Anyway I suspect your most recent posted code is “pretty good”.
Let’s make nv = 30000 to make the problem 100x larger. Now the difference between first and second kernel runs is negligible:
# nsys nvprof --print-gpu-trace ./t382
WARNING: t382 and any of its children processes will be profiled.
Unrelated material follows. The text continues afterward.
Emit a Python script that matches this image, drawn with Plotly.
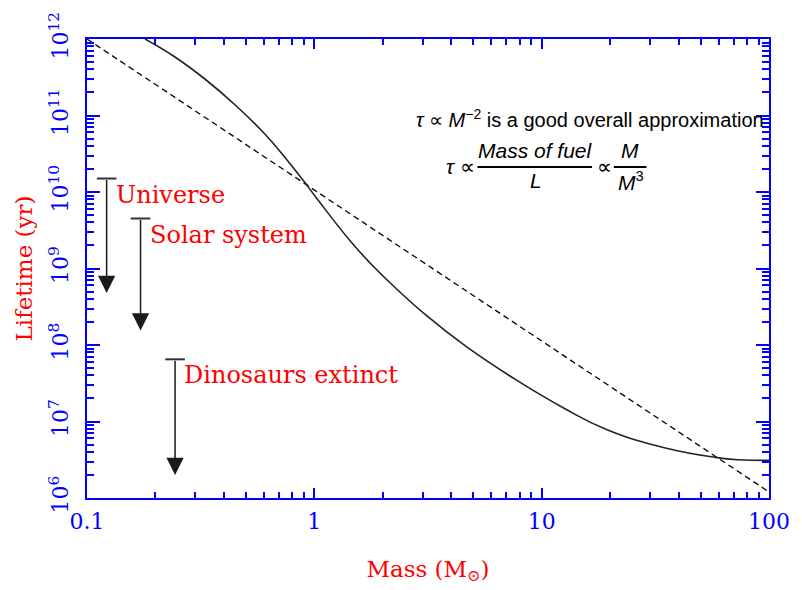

Generating '/tmp/nsys-report-f1a3.qdstrm'
[1/3] [========================100%] report66.nsys-rep
[2/3] [========================100%] report66.sqlite
[3/3] Executing 'cuda_gpu_trace' stats report
Start (ns) Duration (ns) CorrId GrdX GrdY GrdZ BlkX BlkY BlkZ Reg/Trd StcSMem (MB) DymSMem (MB) Bytes (MB) Throughput (MBps) SrcMemKd DstMemKd Device Ctx Strm Name
----------- ------------- ------ ------ ---- ---- ---- ---- ---- ------- ------------ ------------ ---------- ----------------- -------- -------- ------------- --- ---- ----------------------------------------------------------------------------------
681,129,267 2,864,002 121 30,000 1 1 512 1 1 16 0.000 0.002 NVIDIA L4 (0) 1 7 batch_dot_product_kernel_threaded(const float *, const float *, float *, int, int)
683,993,973 2,845,507 122 30,000 1 1 512 1 1 16 0.000 0.002 NVIDIA L4 (0) 1 7 batch_dot_product_kernel_threaded(const float *, const float *, float *, int, int)
Generated:
/root/bobc/report66.nsys-rep
/root/bobc/report66.sqlite
Our new kernel duration is 2.8ms and our data size 720MB, for an observed bandwidth of ~257GB/s, just as predicted by bandwidthTest
. This suggests to me the kernel code is approximately optimal. Of course, our FP32 delivered rate has dropped by about a factor of 4, again due to the memory-bound nature of the problem.
Yes, I have probably been sloppy in mixing e.g. MiB and MB in my calculations. You could clean that up, but I don’t think the conclusion is any different.